Lenteur et coût de la justice en France
Chronique mars 2010
Radio Judaica 102,9 FM Strasbourg
Entretien entre Mme VIAL, journaliste, et Me BUFFLER, avocat
Mme VIAL : Me BUFFLER, que soit à la radio, à la télévision ou dans les magazines, on ne cesse de nous affirmer que la justice française se révèle longue et chère pour le justiciable. Qu’en est-il exactement ?
Me BUFFLER : tout d’abord pour ce qui est de la lenteur de la justice française, on ne peut malheureusement que donner raison aux média : sauf urgence réelle et avérée, il faut environ 6 mois pour obtenir un jugement dans une procédure simple, et encore faut-il que le litige soit réellement d’une simplicité enfantine. Sinon, pour une procédure « classique », c’est environ 1,5 an, voire 2 ans, pour obtenir un jugement, quelle que soit la juridiction saisie (tribunal de grande instance tribunal administratif, conseil des prud’hommes, …).
Mme VIAL : comment cela se fait-il ? Est-ce que ce sont les avocats qui jouent la montre pour décupler leurs honoraires comme on l’entend parfois ?
Me BUFFLER : il y a beaucoup de clichés à propos des avocats, et celui-ci en fait partie. En réalité, beaucoup d’avocats travaillent au forfait, notamment en matière de divorce. Cela signifie que les honoraires de l’avocat sont fixés une bonne fois pour toute par avance avec le client. Ainsi, que la procédure dure 6 mois ou 2 ans, le prix est le même. L’avocat n’a véritablement aucun intérêt à faire durer une procédure, bien au contraire.
Non, en vérité, le blocage vient du manque de moyens. Quand on sait qu’en France aujourd’hui on à peu de choses près autant que magistrats qu’il y 100 ans alors que la population française a presque doublé et que le nombre d’affaires a explosé, il n’est guère étonnant que ceux-ci soient totalement débordés et que tout prenne du temps.
Il faudrait multiplier par 2 le nombre de magistrats en France pour que l’on dispose d’une justice efficace. Cependant, nos gouvernants n’ont aucune envie d’avoir une justice efficace. Par ailleurs tout cela a un coût, que personne ne souhaite exposer. Au final, depuis des années on enquille les réformes en faisant croire aux justiciables que cela pour but de rendre la justice française plus efficace alors qu’il ne s’agit en vérité que de gérer la pénurie d’hommes et de moyens.
Mme VIAL : qu’en est-il du coût de la justice en France ? Est-il vrai que le justiciable aux moyens financiers limités sera moins bien défendus que le puissant ?
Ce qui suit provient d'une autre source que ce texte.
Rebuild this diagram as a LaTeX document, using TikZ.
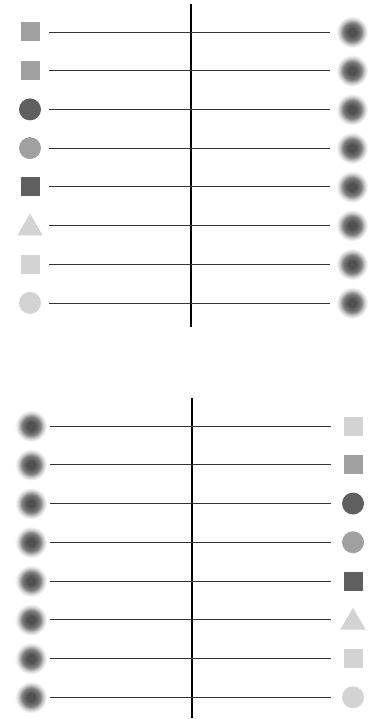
\documentclass[tikz,border=0pt]{standalone}
\usetikzlibrary{shapes.geometric}

\definecolor{markdark}{HTML}{5F5F5F}
\definecolor{markmid}{HTML}{A0A0A0}
\definecolor{marklight}{HTML}{D3D3D3}
\definecolor{dotcore}{HTML}{505050}
\pgfdeclareradialshading{blurdot}{\pgfpoint{0bp}{0bp}}{color(0bp)=(dotcore); color(6bp)=(dotcore); color(14bp)=(dotcore!75); color(20bp)=(dotcore!25); color(25bp)=(white); color(50bp)=(white)}

\tikzset{
  sq mark/.style={rectangle, minimum size=19pt, inner sep=0pt},
  cc mark/.style={circle, minimum size=22pt, inner sep=0pt},
  tri mark/.style={regular polygon, regular polygon sides=3, minimum size=29pt, inner sep=0pt, yshift=-2.5pt},
  blur mark/.style={circle, minimum size=32pt, inner sep=0pt, shade, shading=blurdot},
  row line/.style={line width=0.75pt, black!80},
  axis line/.style={line width=1.5pt, black}
}

\begin{document}
\begin{tikzpicture}[x=1pt, y=-1pt]
  \useasboundingbox (0,0) rectangle (376,719);
  % upper panel
  \coordinate (uptop) at (191,4);
  \coordinate (upbot) at (191,327);
  \draw[axis line] (uptop) -- (upbot);
  \foreach \kind/\col [count=\i] in {sq/markmid, sq/markmid, cc/markdark, cc/markmid, sq/markdark, tri/marklight, sq/marklight, cc/marklight} {
    \pgfmathsetmacro{\y}{32+38.7*(\i-1)}
    \node[\kind\space mark, fill=\col] (upl\i) at (30,\y) {};
    \node[blur mark] (upr\i) at (352,\y) {};
    \coordinate (upa\i) at (49,\y);
    \coordinate (upb\i) at (330,\y);
    \draw[row line] (upa\i) -- (upb\i);
  }
  % lower panel
  \coordinate (lotop) at (192,398);
  \coordinate (lobot) at (192,718);
  \draw[axis line] (lotop) -- (lobot);
  \foreach \kind/\col [count=\i] in {sq/marklight, sq/markmid, cc/markdark, cc/markmid, sq/markdark, tri/marklight, sq/marklight, cc/marklight} {
    \pgfmathsetmacro{\y}{426+38.75*(\i-1)}
    \node[blur mark] (lol\i) at (31,\y) {};
    \node[\kind\space mark, fill=\col] (lor\i) at (353,\y) {};
    \coordinate (loa\i) at (50,\y);
    \coordinate (lob\i) at (331,\y);
    \draw[row line] (loa\i) -- (lob\i);
  }
\end{tikzpicture}
\end{document}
Me BUFFLER : encore un cliché ! Premièrement, il faut savoir que la justice en France est totalement gratuite. Cela signifie qu’il n’est nullement nécessaire de rétribuer les tribunaux pour obtenir un jugement. Ce qui a un coût, c’est l’avocat et, éventuellement, l’expert.
Mais là encore, si le justiciable a des revenus inférieurs à 900 euros (voire plus s’il a des personnes à charge) il a droit à l’aide juridictionnelle totale, ce qui signifie que l’Etat prendra en charge la totalité des honoraires de l’avocat ainsi que les éventuels frais d’expertise.
Mme VIAL : certes, mais le justiciable ne sera-t-il pas moins bien défendu si son avocat est réglé sur la base de l’aide juridictionnelle ?
Me BUFFLER : encore et toujours des clichés. Il faut savoir qu’un avocat un tant soit peu consciencieux traite exactement de la même manière ses dossiers payants que ses dossiers à l’aide juridictionnelle. Contrairement à ce que croient beaucoup de Français, ils n’ont pas droit aux bras cassés du barreau parce qu’ils sont éligibles à l’aide juridictionnelle. Même les ténors du barreau acceptent l’aide juridictionnelle, du moins certains d’entre aux. La France n’est pas les Etats-Unis, et encore à ce sujet les séries TV américaines véhiculent elles-mêmes des clichés auxquels il conviendrait de tordre le cou.
Mme VIAL : merci Me BUFFLER et à la semaine prochaine pour un nouvel éclairage sur l’actualité juridique.